Today, estimated that roughly 20% of U.S. adults experience mental illness each year.
Chances are that you know multiple people who are currently battling mental health issues—perhaps even people within your own family. It might even be that a family member is struggling with a mental health problem that has yet to be diagnosed.
Although many strides have been made to destigmatize mental health, the reality is that stigmas still prevent many from getting help. By identifying a potential mental health issue and providing the right support, you can get your family member the help that they need.
Whether a loved one is in the middle of a long battle with a mental health disorder or whether you’re spotting the first signs of a potential mental illness, here are seven steps you can take to navigate the issue together.
1. Keep an eye out for warning signs
In many cases, mental health disorders can exist for years before they are ever detected or diagnosed.
It may be that one of your own loved ones has yet to receive a diagnosis for a mental health disorder.
By keeping a keen eye out for certain warning signs as they arise, you may be able to identify a potential issue and take the first step in getting them the help and support that they will need going forward.
Although mental health disorders may manifest in a variety of ways, some of the most common warning signs include the following:
- Extreme mood changes
- Excessive worrying
- Excessive fear
- Feelings of guilt
- Inability to deal with everyday stress
- Anger or violence
- Suicidal thoughts
- Tiredness or fatigue
- Low energy
- Inability to think clearly
- Struggling to concentrate
- Low appetite
2. Start the conversation
One of the worst ways to handle another person’s mental health issue is to leave them in the dark while you attempt to manage the situation behind the scenes.
Once you have identified a few warning signs that point to a potential mental illness, it’s important to have a conversation with your loved one.
While it may be a difficult conversation to have, it will go a long way towards maintaining a sense of mutual trust and transparency between you.
In most cases, this conversation takes place even before there has been any kind of diagnosis of the issue—in which case, you’re not expected to have the answers to every question.
What’s most important is that the subject is raised and that you are able to discuss it kindly and respectfully.

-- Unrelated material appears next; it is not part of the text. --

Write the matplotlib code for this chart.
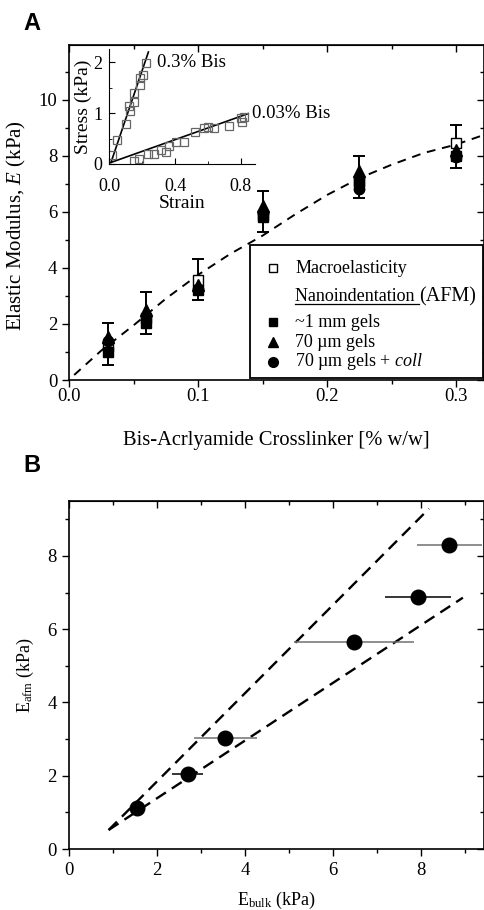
import matplotlib
matplotlib.use("Agg")
import matplotlib.pyplot as plt
from matplotlib.patches import Rectangle
from matplotlib.ticker import MultipleLocator

plt.rcParams['font.family'] = ['Liberation Serif', 'DejaVu Serif']
plt.rcParams['mathtext.fontset'] = 'custom'
plt.rcParams['mathtext.rm'] = 'Liberation Serif'
plt.rcParams['mathtext.it'] = 'Liberation Serif:italic'

# ---- panel A data ----
bis = [0.03, 0.06, 0.1, 0.15, 0.225, 0.3]
E_macro = [1.2, 2.2, 3.57, 5.9, 7.1, 8.45]
E_mm = [1.0, 2.03, 3.2, 5.83, 7.05, 8.0]
E_70 = [1.55, 2.5, 3.4, 6.2, 7.44, 8.2]
E_coll = [1.4, 2.3, 3.25, 5.95, 6.8, 7.97]
err_top = [2.05, 3.15, 4.31, 6.73, 7.98, 9.08]
err_bot = [0.54, 1.65, 2.86, 5.27, 6.49, 7.58]

fit_bis = [0.004, 0.025, 0.05, 0.075, 0.1, 0.125, 0.15, 0.175, 0.2, 0.225, 0.25, 0.275, 0.3, 0.322]
fit_E = [0.18, 1.05, 1.95, 2.9, 3.75, 4.5, 5.15, 5.9, 6.6, 7.2, 7.68, 8.1, 8.4, 8.75]

# inset: stress-strain
strain_hi = [0.018, 0.047, 0.1, 0.122, 0.126, 0.15, 0.15, 0.187, 0.189, 0.203, 0.223]
stress_hi = [0.18, 0.48, 0.78, 1.14, 1.05, 1.22, 1.40, 1.55, 1.68, 1.75, 1.99]
strain_lo = [0.15, 0.183, 0.234, 0.274, 0.313, 0.345, 0.365, 0.406, 0.455, 0.522,
             0.577, 0.603, 0.637, 0.73, 0.806, 0.8, 0.817]
stress_lo = [0.065, 0.1, 0.2, 0.2, 0.27, 0.24, 0.35, 0.43, 0.43, 0.63,
             0.70, 0.72, 0.70, 0.75, 0.83, 0.9, 0.93]
fit_hi_x = [0.01, 0.238]
fit_hi_y = [0.03, 2.2]
fit_lo_x = [0.01, 0.846]
fit_lo_y = [0.03, 0.99]

# ---- panel B data ----
E_bulk = [1.55, 2.7, 3.55, 6.48, 7.93, 8.64]
E_afm = [1.13, 2.04, 3.03, 5.66, 6.88, 8.30]
E_bulk_err = [0.0, 0.35, 0.72, 1.36, 0.74, 0.74]
bar_colors = ['k', 'k', '#707070', '#707070', 'k', '#707070']
upper_x = [0.9, 8.18]
upper_y = [0.52, 9.29]
lower_x = [0.9, 8.95]
lower_y = [0.52, 6.86]

fig = plt.figure(figsize=(4.85, 9.10), dpi=100)


def style_ticks(ax):
    ax.tick_params(which='both', direction='out', labelsize=13.5, top=False, right=False)
    ax.tick_params(which='major', length=5, width=1)
    ax.tick_params(which='minor', length=3, width=1)
    for s in ax.spines.values():
        s.set_linewidth(1.2)
    sx = ax.secondary_xaxis('top')
    sx.set_xticks(ax.get_xticks())
    sx.xaxis.set_minor_locator(ax.xaxis.get_minor_locator())
    sx.tick_params(which='both', direction='in', labeltop=False)
    sx.tick_params(which='major', length=5, width=1)
    sx.tick_params(which='minor', length=3, width=1)
    sy = ax.secondary_yaxis('right')
    sy.set_yticks(ax.get_yticks())
    sy.yaxis.set_minor_locator(ax.yaxis.get_minor_locator())
    sy.tick_params(which='both', direction='in', labelright=False)
    sy.tick_params(which='major', length=5, width=1)
    sy.tick_params(which='minor', length=3, width=1)


# ================= panel A =================
axA = fig.add_axes([0.1423, 0.5824, 0.8557, 0.3681])
axA.set_xlim(0, 0.3217)
axA.set_ylim(0, 11.95)
axA.set_xticks([0.0, 0.1, 0.2, 0.3])
axA.set_xticklabels(['0.0', '0.1', '0.2', '0.3'])
axA.set_yticks([0, 2, 4, 6, 8, 10])
axA.xaxis.set_minor_locator(MultipleLocator(0.05))
axA.yaxis.set_minor_locator(MultipleLocator(1))

axA.plot(fit_bis, fit_E, color='k', lw=1.4, dashes=(4.5, 3.5))

mid = [(t + b) / 2 for t, b in zip(err_top, err_bot)]
half = [(t - b) / 2 for t, b in zip(err_top, err_bot)]
axA.errorbar(bis, mid, yerr=half, fmt='none', ecolor='k', elinewidth=1.4, capsize=4, capthick=1.4)
axA.plot(bis, E_macro, 's', ms=7, mfc='white', mec='k', mew=1)
axA.plot(bis, E_mm, 's', ms=7, color='k')
axA.plot(bis, E_coll, 'o', ms=7.5, color='k')
axA.plot(bis, E_70, '^', ms=8, color='k')

axA.set_xlabel('Bis-Acrlyamide Crosslinker [% w/w]', fontsize=14.8)
axA.xaxis.set_label_coords(0.5, -0.152)
axA.set_ylabel('Elastic Modulus, $E$ (kPa)', fontsize=15)
axA.yaxis.set_label_coords(-0.098, 0.46)
style_ticks(axA)
axA.tick_params(axis='x', pad=0.5)

# legend drawn by hand
axA.add_patch(Rectangle((0.436, 0.006), 0.5616, 0.397, transform=axA.transAxes,
                        fill=True, fc='white', ec='k', lw=1.3, zorder=5))
mx, tx = 0.4916, 0.5446
rows = [0.334, 0.248, 0.173, 0.113, 0.054]
axA.plot([mx], [rows[0]], 's', ms=6, mfc='white', mec='k', mew=1, transform=axA.transAxes, zorder=6)
axA.plot([mx], [rows[2]], 's', ms=6, color='k', transform=axA.transAxes, zorder=6)
axA.plot([mx], [rows[3]], '^', ms=7, color='k', transform=axA.transAxes, zorder=6)
axA.plot([mx], [rows[4]], 'o', ms=7, color='k', transform=axA.transAxes, zorder=6)
axA.text(tx, rows[0], 'Macroelasticity', fontsize=13, va='center', transform=axA.transAxes, zorder=6)
t_nano = axA.text(tx, rows[1], 'Nanoindentation ', fontsize=13, va='center', transform=axA.transAxes, zorder=6)
axA.text(tx, rows[2], '~1 mm gels', fontsize=13, va='center', transform=axA.transAxes, zorder=6)
axA.text(tx, rows[3], '70 \u00b5m gels', fontsize=13, va='center', transform=axA.transAxes, zorder=6)
axA.text(tx, rows[4], '70 \u00b5m gels + $\\mathit{coll}$', fontsize=13, va='center', transform=axA.transAxes, zorder=6)
r = fig.canvas.get_renderer()
bb = t_nano.get_window_extent(r).transformed(axA.transAxes.inverted())
axA.text(bb.x1, rows[1], '(AFM)', fontsize=14.5, va='center', transform=axA.transAxes, zorder=6)
axA.plot([tx, bb.x1], [bb.y0 + 0.004, bb.y0 + 0.004], color='k', lw=0.9, transform=axA.transAxes, zorder=6)

# inset
axI = fig.add_axes([0.2254, 0.8198, 0.3004, 0.1264])
axI.patch.set_alpha(0)
axI.set_xlim(0, 0.887)
axI.set_ylim(0, 2.26)
axI.set_xticks([0.0, 0.4, 0.8])
axI.set_xticklabels(['0.0', '0.4', '0.8'])
axI.set_yticks([0, 1, 2])
axI.xaxis.set_minor_locator(MultipleLocator(0.2))
axI.yaxis.set_minor_locator(MultipleLocator(0.5))
axI.spines['top'].set_visible(False)
axI.spines['right'].set_visible(False)
axI.tick_params(which='both', direction='in', labelsize=13)
axI.tick_params(axis='x', pad=10)
axI.tick_params(axis='y', pad=5)
axI.tick_params(which='major', length=4)
axI.tick_params(which='minor', length=2.5)
axI.plot(fit_hi_x, fit_hi_y, color='k', lw=1.2)
axI.plot(fit_lo_x, fit_lo_y, color='k', lw=1.2)
axI.plot(strain_hi, stress_hi, 's', ms=5.5, mfc='none', mec='#666666', mew=0.9)
axI.plot(strain_lo, stress_lo, 's', ms=5.5, mfc='none', mec='#666666', mew=0.9)
axI.text(0.29, 2.0, '0.3% Bis', fontsize=13.5, va='center')
axI.text(0.87, 0.99, '0.03% Bis', fontsize=13.5, va='center', clip_on=False)
axI.set_xlabel('Strain', fontsize=14, labelpad=0)
axI.set_ylabel('Stress (kPa)', fontsize=14, labelpad=1)

# ================= panel B =================
axB = fig.add_axes([0.1423, 0.0670, 0.8557, 0.3825])
axB.set_xlim(0, 9.43)
axB.set_ylim(0, 9.5)
axB.set_xticks([0, 2, 4, 6, 8])
axB.set_yticks([0, 2, 4, 6, 8])
axB.xaxis.set_minor_locator(MultipleLocator(1))
axB.yaxis.set_minor_locator(MultipleLocator(1))

axB.plot(upper_x, upper_y, color='k', lw=1.7, dashes=(5, 3))
axB.plot(lower_x, lower_y, color='k', lw=1.7, dashes=(5, 3))
for xb, ya, xe, c in zip(E_bulk, E_afm, E_bulk_err, bar_colors):
    axB.errorbar([xb], [ya], xerr=[xe], fmt='none', ecolor=c, elinewidth=1.1, capsize=0)
axB.plot(E_bulk, E_afm, 'o', ms=10.5, color='k')

axB.set_xlabel('E$_{\\mathrm{bulk}}$ (kPa)', fontsize=13, labelpad=8)
axB.set_ylabel('E$_{\\mathrm{afm}}$ (kPa)', fontsize=13, labelpad=8)
style_ticks(axB)
axB.tick_params(axis='both', pad=4)

fig.text(32 / 485, 1 - 23 / 910, 'A', family='Liberation Sans', weight='bold', fontsize=17,
         ha='center', va='center')
fig.text(32 / 485, 1 - 466 / 910, 'B', family='Liberation Sans', weight='bold', fontsize=17,
         ha='center', va='center')

fig.savefig('out.png', dpi=100)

Use language that makes your family member feel reassured that you care about them and their well-being.
By the end of the conversation, your family member should feel loved, encouraged, and supported, but also acknowledge that they need to take the next step.
3. Get an official diagnosis
Next, your loved one will need to book an appointment with their preferred healthcare provider.
If appropriate, ask your loved one if you can attend, but make sure you don’t rob them of their independence in the process.
During the appointment, you will want to discuss the various symptoms that have been observed and the timeline on which they have occurred.
Following this and perhaps some testing, the doctor will likely give your loved one a diagnosis.
If a mental health disorder is confirmed, the doctor might suggest a plan of action.
Take some time to discuss this with your loved one.
4. Educate yourself on mental health disorders
Once your family member has received an official diagnosis for a mental health condition, it’s time for you to educate yourself on the specific disorder and learn about how you can support your loved one throughout the journey they are about to go on.
The internet contains plenty of great resources but it also has its fair share of false information.
Lean on the expertise of qualified, vetted mental health professionals—such as those at Mental Health America and the National Institute of Mental Health—for information and resources that can assist you and your loved one.
5. Discuss treatment options
While you are familiarizing yourself with your family member’s mental health condition and learning of ways to provide better support, be sure to discuss treatment options with your loved one—along with any other trusted family members or very close friends.
There may be certain barriers that threaten to get in the way of treatment—whether it’s money, transportation, or schedule conflicts.
Do your best to navigate these issues together, prioritizing your loved one’s health and well-being.
6. Continue to follow up with your loved one
Once your loved one has agreed to accept treatment for their condition, it’s important that you continue to provide the same unwavering support throughout their journey.
The reality is that suicide is the 10th leading cause of death in the U.S., and checking in regularly could be the difference between a life lost and a life saved.
The good news is that there are many mental health issues that can eventually be defeated, and your consistent love and support will play a critical role in your family member’s recovery.
Depending on the severity of the condition or illness, however, you may need to prepare for a lifelong struggle with mental health.
By continuing to provide support, you may be able to assist them in keeping their condition at bay or help them identify different ways to manage their condition more easily going forward.
7. Have your own support system
Watching a loved one go to war with mental health disorder can be heartbreaking.
As a key cog in that person’s support system, you are heavily invested in their journey—constantly following the ebbs and flows of their battle and helping them bear the burden of the illness.
These things can leave you physically and emotionally exhausted.
While you’re focusing all of your efforts on caring for that person, you can easily neglect your own needs.
Just as your loved one needs a support system to navigate a mental health disorder, you also need to make sure that you have your own support system to lean on when things get difficult.
Make sure you have people around you who are invested in your wellbeing—whether it’s other family members, close friends, mentors, or therapists.
And remember, you’re not alone. At least 8.4 million U.S. adults provide care to someone with a mental or emotional health issue.
There is help and support readily available to you, too.